En el prólogo de la primera Montemayor hace una necesaria apología de Safo, quien por siglos había sido tratada como meretriz, ante lo cual cuenta que una tarde Solón “escuchó una canción de Safo en labios de su nieto; al terminar éste, Solón le pidió que se la enseñara, pues le explicó: quisiera aprenderla antes de morir. Conviene recordar aquí el epigrama atribuido a Platón en que a Safo le llama Décima Musa; también aquel que contiene la hermosa designación de musa inmortal entre inmortales musas”. Y su poesía es bien ponderada así: “La musicalidad y dulzura de su lenguaje fue proverbial en la historia de la poesía griega, en una lengua de suyo tan sonora, vocálica y rica.”
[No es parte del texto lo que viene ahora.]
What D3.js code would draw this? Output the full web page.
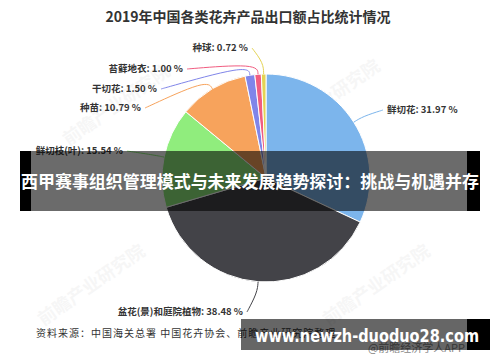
<!DOCTYPE html>
<html>
<head>
<meta charset="utf-8">
<script src="https://cdn.jsdelivr.net/npm/d3@7/dist/d3.min.js"></script>
<style>
  html, body { margin: 0; padding: 0; background: #fff; }
  svg { display: block; font-family: "Noto Sans CJK SC", "Noto Sans", sans-serif; }
</style>
</head>
<body>
<svg id="chart" width="500" height="362"></svg>
<script>
// data
const categories = ["鲜切花", "盆花(景)和庭院植物", "鲜切枝(叶)", "种苗", "干切花", "苔藓地衣", "种球"];
const shares = [31.97, 38.48, 15.54, 10.79, 1.50, 1.00, 0.72];
const palette = ["#7cb5ec", "#434348", "#90ed7d", "#f7a35c", "#8085e9", "#f15c80", "#e4d354"];

const titleText = "2019年中国各类花卉产品出口额占比统计情况";
const sourceText = "资料来源：中国海关总署 中国花卉协会、前瞻产业研究院整理";
const bannerText = "西甲赛事组织管理模式与未来发展趋势探讨：挑战与机遇并存";
const siteText = "www.newzh-duoduo28.com";
const appText = "@前瞻经济学人APP";

// label placement (text end/start point), like the chart library laid them out
const labelLayout = [
  {x: 387, y: 110, anchor: "start"},
  {x: 243, y: 312, anchor: "end"},
  {x: 123, y: 151, anchor: "end"},
  {x: 141, y: 108, anchor: "end"},
  {x: 157, y: 89, anchor: "end"},
  {x: 183, y: 69, anchor: "end"},
  {x: 248, y: 48, anchor: "end"}
];

const svg = d3.select("#chart");
const W = 500, H = 362;
const cx = 266, cy = 178, radius = 104;

svg.append("rect").attr("width", W).attr("height", H).attr("fill", "#fff");

// faint watermarks
const marks = [[120, 110], [330, 105], [95, 290], [380, 290]];
svg.append("g").selectAll("text").data(marks).enter().append("text")
  .attr("transform", (d) => "translate(" + d[0] + "," + d[1] + ") rotate(-35)")
  .attr("text-anchor", "middle")
  .attr("font-size", 18)
  .attr("font-weight", "bold")
  .attr("fill", "#000")
  .attr("opacity", 0.03)
  .text("前瞻产业研究院");

svg.append("text")
  .attr("x", 248).attr("y", 22)
  .attr("text-anchor", "middle")
  .attr("font-size", 14).attr("font-weight", "bold")
  .attr("fill", "#333")
  .text(titleText);

const rows = categories.map((c, i) => ({name: c, value: shares[i], i: i}));

const pie = d3.pie().sort(null).value((d) => d.value)
  .startAngle(0).endAngle(2 * Math.PI);
const arcs = pie(rows);

const arc = d3.arc().innerRadius(0).outerRadius(radius);
const edgeArc = d3.arc().innerRadius(radius).outerRadius(radius);
const bendArc = d3.arc().innerRadius(radius + 11).outerRadius(radius + 11);

const g = svg.append("g").attr("transform", "translate(" + cx + "," + cy + ")");

g.selectAll(".slice").data(arcs).enter().append("path")
  .classed("slice", true)
  .attr("d", arc)
  .attr("fill", (d) => palette[d.data.i])
  .attr("stroke", "#fff")
  .attr("stroke-width", 1)
  .attr("stroke-linejoin", "round");

// connectors
const line = d3.line().curve(d3.curveBasis);
svg.append("g").selectAll("path").data(arcs).enter().append("path")
  .attr("d", (d) => {
    const lay = labelLayout[d.data.i];
    const mid = (d.startAngle + d.endAngle) / 2;
    const e = edgeArc.centroid({startAngle: mid, endAngle: mid});
    const b = bendArc.centroid({startAngle: mid, endAngle: mid});
    const lx = lay.anchor === "end" ? lay.x + 4 : lay.x - 4;
    return line([[lx, lay.y], [lx, lay.y], [cx + b[0], cy + b[1]], [cx + e[0], cy + e[1]]]);
  })
  .attr("fill", "none")
  .attr("stroke", (d) => palette[d.data.i])
  .attr("stroke-width", 1);

const fmt = d3.format(".2f");
svg.append("g").selectAll("text").data(arcs).enter().append("text")
  .attr("x", (d) => labelLayout[d.data.i].x)
  .attr("y", (d) => labelLayout[d.data.i].y)
  .attr("dy", "0.35em")
  .attr("text-anchor", (d) => labelLayout[d.data.i].anchor)
  .attr("font-size", 9.5)
  .attr("font-weight", "bold")
  .attr("fill", "#333")
  .text((d) => d.data.name + ": " + fmt(d.data.value) + " %");

// source line
svg.append("text")
  .attr("x", 36).attr("y", 333)
  .attr("dy", "0.35em")
  .attr("font-size", 10)
  .attr("letter-spacing", 1)
  .attr("fill", "#333")
  .text(sourceText);

svg.append("text")
  .attr("x", 465).attr("y", 348)
  .attr("dy", "0.35em")
  .attr("text-anchor", "end")
  .attr("font-size", 11)
  .attr("fill", "#888")
  .text(appText);

// overlay banner across the pie
svg.append("rect").attr("x", 20).attr("y", 151).attr("width", 460).attr("height", 60)
  .attr("fill", "#000").attr("opacity", 0.58);
svg.append("rect").attr("x", 20).attr("y", 151).attr("width", 11).attr("height", 60).attr("fill", "#000");
svg.append("rect").attr("x", 467).attr("y", 151).attr("width", 13).attr("height", 60).attr("fill", "#000");
svg.append("text")
  .attr("x", 250).attr("y", 182)
  .attr("dy", "0.35em")
  .attr("text-anchor", "middle")
  .attr("font-size", 17).attr("font-weight", "bold")
  .attr("fill", "#fff")
  .attr("textLength", 458).attr("lengthAdjust", "spacingAndGlyphs")
  .text(bannerText);

// site box at the bottom
svg.append("rect").attr("x", 241).attr("y", 319).attr("width", 249).attr("height", 31)
  .attr("fill", "#000").attr("opacity", 0.6);
svg.append("rect").attr("x", 467).attr("y", 319).attr("width", 23).attr("height", 31).attr("fill", "#000");
svg.append("text")
  .attr("x", 255).attr("y", 336)
  .attr("dy", "0.35em")
  .attr("font-family", "'DejaVu Sans', sans-serif")
  .attr("font-size", 18).attr("font-weight", "bold")
  .attr("fill", "#fff")
  .attr("textLength", 224).attr("lengthAdjust", "spacingAndGlyphs")
  .text(siteText);
</script>
</body>
</html>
Respecto al segundo libro, Montemayor comenta: “La poesía de los goliardos fue una expresión libre, que suponía la misma preparación que la otra, que utilizaba la misma lengua de los letrados, pero que se apartaba de las metáforas clásicas y que entonaba exorcismos, peticiones de limosna, reflexiones sobre el destino endeble de los hombres, o también la alegría, la gran euforia de la embriaguez y el vino, escarneciendo lo bello y lo bueno, lo sagrado y lo profano... Se trataba de escarnecer todo lo establecido, cuestionar, mediante la sorna y la risa, todo lo sagrado, puro y decoroso de la sociedad y de las letras” durante la Baja Edad Media.

Los años ochenta fueron cruciales en la obra de Montemayor. Es también cuando trabaja la poesía en lengua portuguesa, en ensayos y traducciones, como fue al ocuparse del clásico lusitano Luis Vaz de Camoes y del carioca, sabio y lúdico, que es Ledo Ivo.

A partir de 1981 es ya muy claro el arribo de Montemayor a ocuparse en una literatura de compromiso, por ejemplo, así lo hace ver en su ensayo “Notas sobre la poesía de Efraín Huerta” donde leemos: “En todos sus poemas hay especialmente un combate por el amor, un combate áspero, doloroso, de una riqueza contradictoria que desemboca a veces en el escarnio, en el desastre o en la ternura; es un combate del ser humano en su amplia gama de miserias, rencores, odios, ternura. De los reflejos de ese diamante primordial, el universo poético de Efraín Huerta podría entenderse bajo estos puntos cardinales: amor, política, ciudad y asolamiento.”

Para este momento, Carlos ha llevado sus encuentros sobresalientes de la ética de los clásicos a escritores modernos, y sobre Efraín Huerta apunta: “En 1944, en Los hombres del alba [aquí conviene hacer notar la simpatía de Carlos por este poeta al haberlo parafraseado en los títulos de dos libros: Las armas del alba y Las mujeres del alba] consolida en inmejorable alianza la ciudad, la conciencia política y el lenguaje descarnado que hace de cada verso una verdad dicha sin encubrimientos poéticos, que contrasta con la poesía malabarista e innocua que en esos mismos días firmaba Octavio Paz en [sus libros] Condición de nube o El girasol.”

Carlos Montemayor llevó su afán por la ética hasta el mismo título de un ensayo de 1983, con esta clara redacción: “El compromiso del escritor latinoamericano con la realidad, a propósito de dos novelas de Gabriel García Márquez”, donde del anciano personaje de El coronel no tiene quien le escriba interpretó: “Me recordaba a muchos hombres del norte de México: la misma fortaleza, la misma arrogancia a toda prueba que conocí de niño en tantos hombres, algunos de ellos veteranos revolucionarios, me persuadieron a ver la novela como un logrado acercamiento a nuestra realidad.”

Por último, no debemos olvidar que las primeras novelas realistas de Carlos son de la década de los ochenta, Mal de piedra (1981) y Minas del retorno (1982), donde recrea la vida cotidiana y penosa de los mineros, con datos reales de su querida Parral, su ciudad de nacimiento que él bautizó como “La Atenas de Chihuahua.” De estas dos novelas hace más de veinte años escuché elogios de viva voz de Rubén Salazar Mallén, el gran novelista del grupo de Contemporáneos.

Lo hasta aquí expuesto explica clara y consecuentemente el arribo de Montemayor a su siguiente etapa literaria que inauguraría con Guerra en el paraíso.

A Carlos le queda bien la autoapología del valiente caballero de caballeros, Don Quijote de la Mancha, cuando dijo: “Bien podrán los encantadores quitarme la ventura; pero el esfuerzo y el ánimo, será imposible.”